By Gregory Kellett, a cognitive neuroscience researcher at SFSU and UCSF and science writer for Lumos Labs.
Memories are vital to our ability to function on even the most basic of levels. Our respective “realities” are in fact a large part due to the constantly shifting kaleidoscope of our remembrances. Here we will touch briefly on the difference between short-term/working memory and long-term memory as well as how the two filter and add meaning to our worlds.
What if we could remember everything we experienced? As enticing as
it sounds, our finite brains would quickly find themselves overwhelmed with the random details of yesterday’s weather forecast alongside the nutritional information off of last month’s box of raisin bran.
Thankfully, the vast majority of our memories are fleeting mental wisps lasting only seconds to minutes. These temporary impressions make up what is called short-term or working memory.
Working memory can be thought of as a staging area where the mind takes meaning from such items as:
- Specific immediate memories of very recent sensory input (IE the sour smell of expired milk).
- The temporary recollection of details from long-term memories (IE what happened the last time you drank sour milk).
- Conclusions and ideas made in the past (Sour milk is bad).
Notice how working memory can temporarily pull details from long-term memory for short-term use. Although
constantly changing and ephemeral itself, working memory is vital to our ability to make decisions and take action over time (such as our pouring that sour milk down the drain). For a brilliant and more in-depth description of working memory read Elizabeth Buchen’s “Working Memory: What it is and how it works”.
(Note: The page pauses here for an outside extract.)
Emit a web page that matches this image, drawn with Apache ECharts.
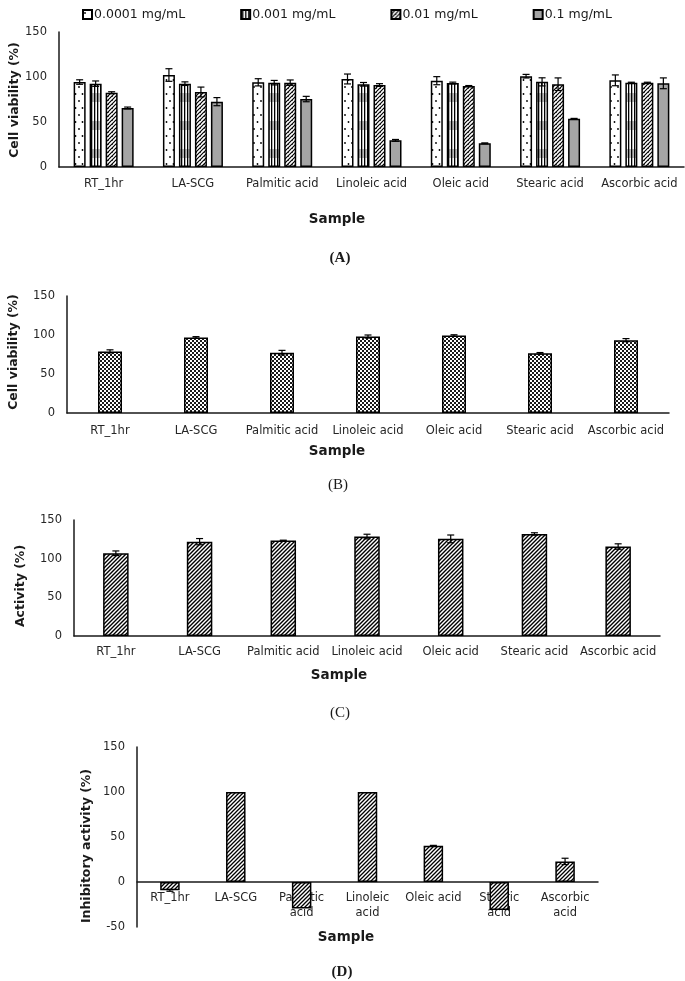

When an experience or piece of information sticks and doesn’t evaporate with short-term memory, it is said to have entered into the realm of long-term memory. This journey is called consolidation and takes place after prolonged exposure to a piece of information or experience. The longer the exposure, the better the consolidation, the more robust the related memories will be.
Long-term memories can store much larger quantities of information than working memory and for much longer periods of time (often as much as a lifetime). These resilient long-term recollections are made up of both consciously learned facts, such as “Madrid is the capital of Spain” and subconsciously learned knowledge, such as the ability to balance and ride a bike.
We derive meaning and the ability to act via the synergistic relationship between long-term
and working memory. Working memory combines elements from our long-term stores with immediate sensory information in order to generate ideas and plans of action. For example, remembering that the taste of peanut butter is pleasant as we toast toast, might just have us use our memorized skill of unscrewing a jar in order to manifest the pleasurable experience of peanut butter on toast. Which is just one more potentially delicious result of a fit and active mind.